Molecular dynamics simulations of water sorption in a perfluorosulfonic acid membrane

J Phys Chem B. 2013 Oct 17;117(41):12649-60. doi: 10.1021/jp405440r. Epub 2013 Oct 9.

Abstract

Atomistic molecular dynamics simulations are reported over a wide range of water contents and temperatures to obtain a better understanding of the structural and transport aspects of water sorption in Nafion, a perfluorosulfonic acid membrane, under equilibrium conditions. For the short Nafion chains studied, good agreement is found between the water sorption isotherms from simulations and experiments at intermediate hydration (2 ≲ λ ≲ 7, where λ is the number of water molecules per sulfonate group), suggesting that, in that range, the isotherm is insensitive to effects of polymer chain relaxation.

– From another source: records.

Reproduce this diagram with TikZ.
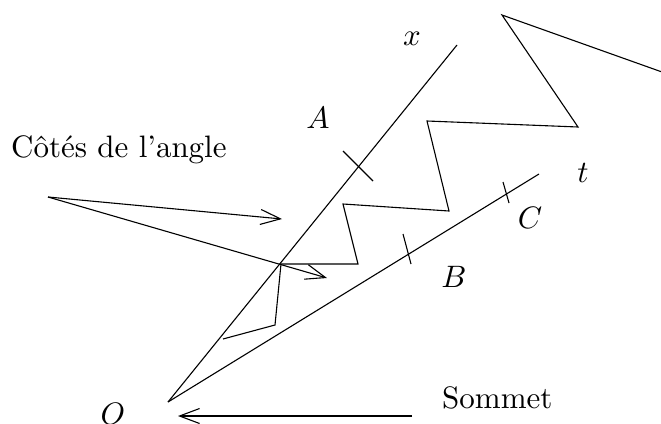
\documentclass[tikz,border=0pt]{standalone}
\usetikzlibrary{arrows.meta}
\newcommand{\mybig}[1]{\scalebox{3.1}{#1}}
\tikzset{
  ln/.style={line width=1.1pt, line join=miter},
  arr/.style={ln, -{Straight Barb[length=20pt,width=15pt,line width=1.1pt]}},
  lab/.style={inner sep=0pt, anchor=base},
}
\begin{document}
\begin{tikzpicture}[x=1pt,y=-1pt]
\useasboundingbox (0,0) rectangle (661,423);
% points
\coordinate (O) at (168,402);
\coordinate (X) at (457,45);
\coordinate (T) at (539,174);
\coordinate (a1) at (343,151); \coordinate (a2) at (373,181);
\coordinate (b1) at (403,234); \coordinate (b2) at (411,264);
\coordinate (c1) at (503,182); \coordinate (c2) at (509,203);
% rays
\draw[ln] (O) -- (X);
\draw[ln] (O) -- (T);
% ticks
\draw[ln] (a1) -- (a2);
\draw[ln] (b1) -- (b2);
\draw[ln] (c1) -- (c2);
% zigzag
\coordinate (z0) at (662,72);
\coordinate (z1) at (502,15);
\coordinate (z2) at (578,127);
\coordinate (z3) at (427,121);
\coordinate (z4) at (449,211);
\coordinate (z5) at (343,204);
\coordinate (z6) at (358,264);
\coordinate (z7) at (281,264);
\coordinate (z8) at (275,325);
\coordinate (z9) at (223,339);
\draw[ln] (z0) -- (z1) -- (z2) -- (z3) -- (z4) -- (z5) -- (z6) -- (z7) -- (z8) -- (z9);
% labels
\node[lab] (lx) at (412,45) {\mybig{$x$}};
\node[lab] (lA) at (318,128) {\mybig{$A$}};
\node[lab] (lt) at (583,182) {\mybig{$t$}};
\node[lab] (lC) at (530,228) {\mybig{$C$}};
\node[lab] (lB) at (454,287) {\mybig{$B$}};
\node[lab] (lO) at (113,424) {\mybig{$O$}};
\node[lab, anchor=base west] (cotes) at (11,157) {\mybig{C\^ot\'es de l'angle}};
\node[lab, anchor=base west] (som) at (442,408) {\mybig{Sommet}};
% arrows
\coordinate (s) at (48,197);
\coordinate (e1) at (282,219);
\coordinate (e2) at (327,278);
\coordinate (s2) at (412,416);
\coordinate (e3) at (178,416);
\draw[arr] (s) -- (e1);
\draw[arr] (s) -- (e2);
\draw[arr] (s2) -- (e3);
\end{tikzpicture}
\end{document}
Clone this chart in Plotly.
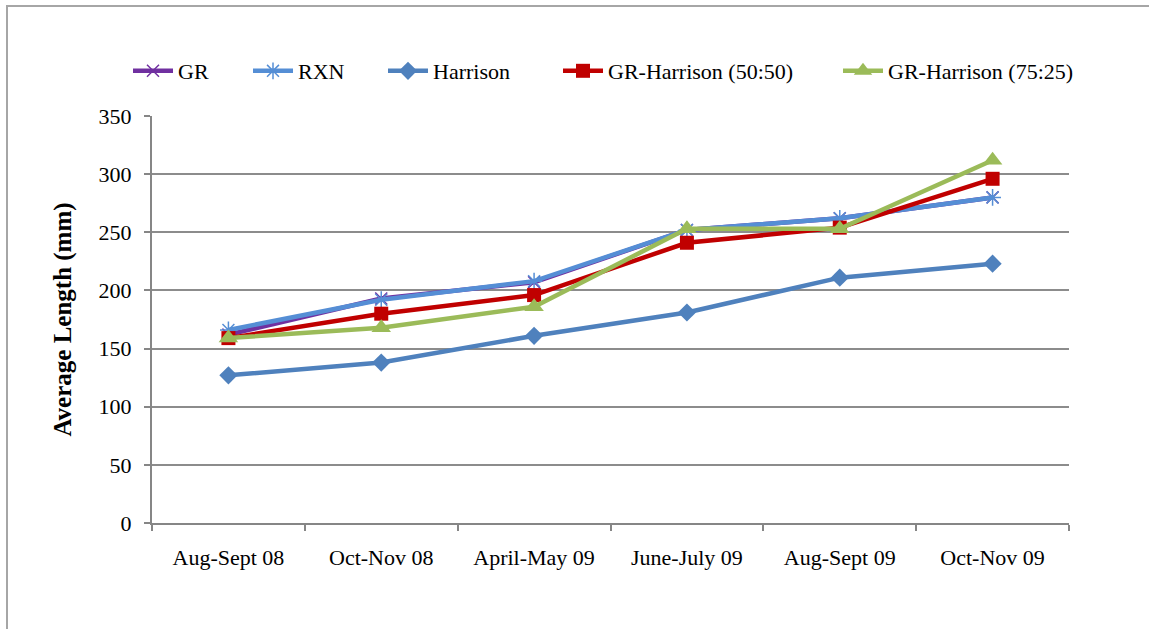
import plotly.graph_objects as go

categories = ["Aug-Sept 08", "Oct-Nov 08", "April-May 09", "June-July 09", "Aug-Sept 09", "Oct-Nov 09"]
gr = [162, 193, 207, 252, 262, 280]
rxn = [166, 192, 208, 252, 262, 280]
harrison = [127, 138, 161, 181, 211, 223]
gr_h_5050 = [159, 180, 196, 241, 254, 296]
gr_h_7525 = [159, 168, 186, 253, 253, 312]
y_ticks = [0, 50, 100, 150, 200, 250, 300, 350]

W, H = 1149, 629
L, R, T, B = 152, 80, 116, 106
PW, PH = W - L - R, H - T - B

def px_x(x):
    return (x - L) / PW

def px_y(y):
    return (H - B - y) / PH

FONT = "Liberation Serif"

series = [
    ("GR", gr, "#7030A0", dict(symbol="x-thin-open", size=12, line=dict(width=1.5, color="#7030A0")), "legend", 133),
    ("RXN", rxn, "#558ED5", dict(symbol="asterisk-open", size=14, line=dict(width=1.5, color="#558ED5")), "legend2", 253),
    ("Harrison", harrison, "#4F81BD", dict(symbol="diamond", size=14, color="#4F81BD"), "legend3", 388),
    ("GR-Harrison (50:50)", gr_h_5050, "#C00000", dict(symbol="square", size=14, color="#C00000"), "legend4", 563),
    ("GR-Harrison (75:25)", gr_h_7525, "#9BBB59", dict(symbol="triangle-up", size=17, color="#9BBB59"), "legend5", 843),
]

fig = go.Figure()
legends = {}
for name, vals, color, marker, leg, lx in series:
    fig.add_trace(go.Scatter(
        x=categories, y=vals, name=name, mode="lines+markers",
        line=dict(color=color, width=4.5), marker=marker, legend=leg,
    ))
    legends[leg] = dict(
        x=px_x(lx - 5), y=px_y(71), xanchor="left", yanchor="middle",
        orientation="h", itemwidth=40, bgcolor="rgba(0,0,0,0)",
        font=dict(family=FONT, size=22, color="black"),
    )

fig.update_layout(
    width=W, height=H,
    margin=dict(l=L, r=R, t=T, b=B, autoexpand=False),
    paper_bgcolor="white", plot_bgcolor="white",
    showlegend=True,
    font=dict(family=FONT, size=22, color="black"),
    **legends,
    shapes=[dict(type="rect", xref="paper", yref="paper",
                 x0=px_x(7), x1=px_x(1250), y0=px_y(700), y1=px_y(6),
                 line=dict(color="#A6A6A6", width=2), layer="below")],
)

fig.update_xaxes(
    type="category", range=[-0.5, 5.5], showgrid=False,
    showline=True, linecolor="#868686", linewidth=2,
    ticks="outside", tickson="boundaries", ticklen=6, tickcolor="#868686", tickwidth=2,
    tickfont=dict(family=FONT, size=22, color="black"), ticklabelstandoff=14,
)
fig.update_yaxes(
    range=[0, 350], tickvals=y_ticks, showgrid=True, gridcolor="#8C8C8C", gridwidth=1.5,
    showline=True, linecolor="#868686", linewidth=2, zeroline=False,
    ticks="outside", ticklen=6, tickcolor="#868686", tickwidth=2,
    tickfont=dict(family=FONT, size=22, color="black"), ticklabelstandoff=8,
    title=dict(text="<b>Average Length (mm)</b>", font=dict(family=FONT, size=25, color="black"), standoff=20),
)

fig.write_html("out.html", config={"displayModeBar": False},
               post_script="document.body.style.margin='0';document.body.style.overflow='hidden';")
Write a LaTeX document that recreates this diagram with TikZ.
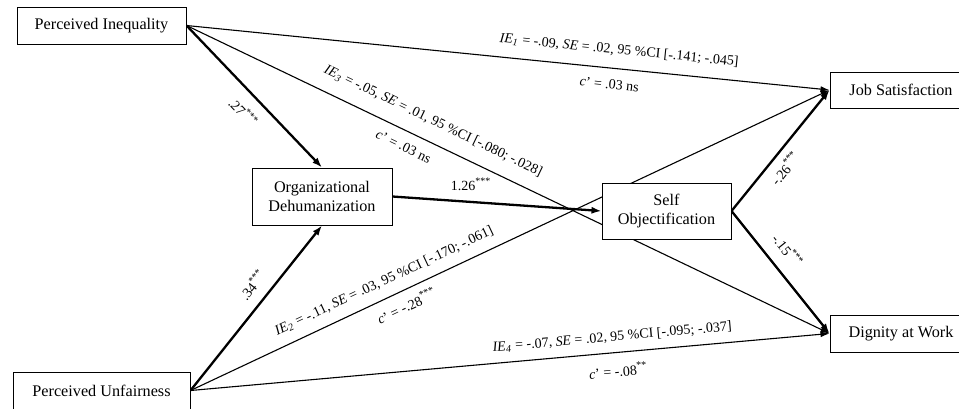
\documentclass[tikz,border=0pt]{standalone}
\usepackage{fontspec}
\setmainfont{Liberation Serif}
\usetikzlibrary{arrows.meta,backgrounds}

\begin{document}
\begin{tikzpicture}[
        x=0.5pt, y=-0.5pt,
        varbox/.style={draw, fill=white, line width=0.5pt, font=\fontsize{8.1}{9.4}\selectfont, align=center, inner sep=0pt},
        coef/.style={font=\fontsize{7}{8}\selectfont, inner sep=1pt},
        thinpath/.style={line width=0.55pt, -{Latex[length=4.5pt,width=3pt]}},
        thickpath/.style={line width=1.15pt, -{Latex[length=5pt,width=3.6pt]}}
    ]
    \useasboundingbox (0,0) rectangle (959,408);

    % === Variables ===
    \node[varbox, minimum width=84.5pt, minimum height=18.5pt] (ineq) at (101.5,25.5) {Perceived Inequality};
    \node[varbox, minimum width=88.5pt, minimum height=18.5pt] (unfair) at (101.5,390.5) {Perceived Unfairness};
    \node[varbox, minimum width=70pt, minimum height=28.5pt] (dehum) at (322,196.5) {Organizational\\Dehumanization};
    \node[varbox, minimum width=64.5pt, minimum height=28pt] (selfobj) at (666.5,211) {Self\\Objectification};
    \node[varbox, minimum width=71pt, minimum height=18pt] (jobsat) at (901,90) {Job Satisfaction};
    \node[varbox, minimum width=71pt, minimum height=18.5pt] (dignity) at (901,333.5) {Dignity at Work};

    \begin{scope}[on background layer]
    % === Direct and indirect effects ===
    \draw[thinpath] (ineq.east) -- (jobsat.west)
        node[coef, sloped, above=5pt, pos=0.67] {\textit{IE}\textsubscript{\textit{1}} = -.09, \textit{SE} = .02, 95 \%CI [-.141; -.045]}
        node[coef, sloped, below=4.5pt, pos=0.66] {\textit{c}’ = .03 ns};
    \draw[thinpath] (ineq.east) -- (dignity.west)
        node[coef, sloped, above=6pt, pos=0.37] {\textit{IE}\textsubscript{\textit{3}} = -.05, \textit{SE} = .01, 95 \%CI [-.080; -.028]}
        node[coef, sloped, below=4pt, pos=0.348] {\textit{c}’ = .03 ns};
    \draw[thinpath] (unfair.east) -- (jobsat.west)
        node[coef, sloped, above=4pt, pos=0.314] {\textit{IE}\textsubscript{\textit{2}} = -.11, \textit{SE} = .03, 95 \%CI [-.170; -.061]}
        node[coef, sloped, below=3pt, pos=0.328] {\textit{c}’ = -.28\textsuperscript{***}};
    \draw[thinpath] (unfair.east) -- (dignity.west)
        node[coef, sloped, above=3.5pt, pos=0.662] {\textit{IE}\textsubscript{\textit{4}} = -.07, \textit{SE} = .02, 95 \%CI [-.095; -.037]}
        node[coef, sloped, below=4.5pt, pos=0.667] {\textit{c}’ = -.08\textsuperscript{**}};

    % === Mediation paths ===
    \draw[thickpath] (ineq.east) -- (dehum.north)
        node[coef, sloped, below=4.5pt, pos=0.52] {.27\textsuperscript{***}};
    \draw[thickpath] (unfair.east) -- (dehum.south)
        node[coef, sloped, above=4pt, pos=0.575] {.34\textsuperscript{***}};
    \draw[thickpath] (dehum.east) -- (selfobj.west)
        node[coef, above=4pt, pos=0.376] {1.26\textsuperscript{***}};
    \draw[thickpath] (selfobj.east) -- (jobsat.west)
        node[coef, sloped, below=2.5pt, pos=0.43] {-.26\textsuperscript{***}};
    \draw[thickpath] (selfobj.east) -- (dignity.west)
        node[coef, sloped, above=5pt, pos=0.42] {-.15\textsuperscript{***}};
    \end{scope}

\end{tikzpicture}
\end{document}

If polymer chain relaxation were important for water sorption at these conditions, then the water uptake of experimental membranes, which contain very long chains, might be far from equilibrium, making it difficult to obtain agreement with equilibrated, short-chain simulations. At λ ≲ 7, strong water-sulfonate interactions, rather than chain relaxation, may control water sorption, despite the fact that chain relaxation time increases dramatically with decreasing hydration. Evidence for strong water-sulfonate interactions is found in the observation that sulfonate groups share water molecules in their first coordination shells at λ ≲ 7. Strong water-sulfonate interactions are also observed to influence transport properties like water diffusivity, and are as important for understanding these transport properties as larger-scale phenomena like morphology and percolation transitions. Finally, at low humidity (λ ≈ 1-2), rod-like hydrophilic clusters are observed, as well as a mechanism of water diffusion that differs qualitatively from that of water at high hydration (λ ≳ 7) and in the bulk, pure-component phase.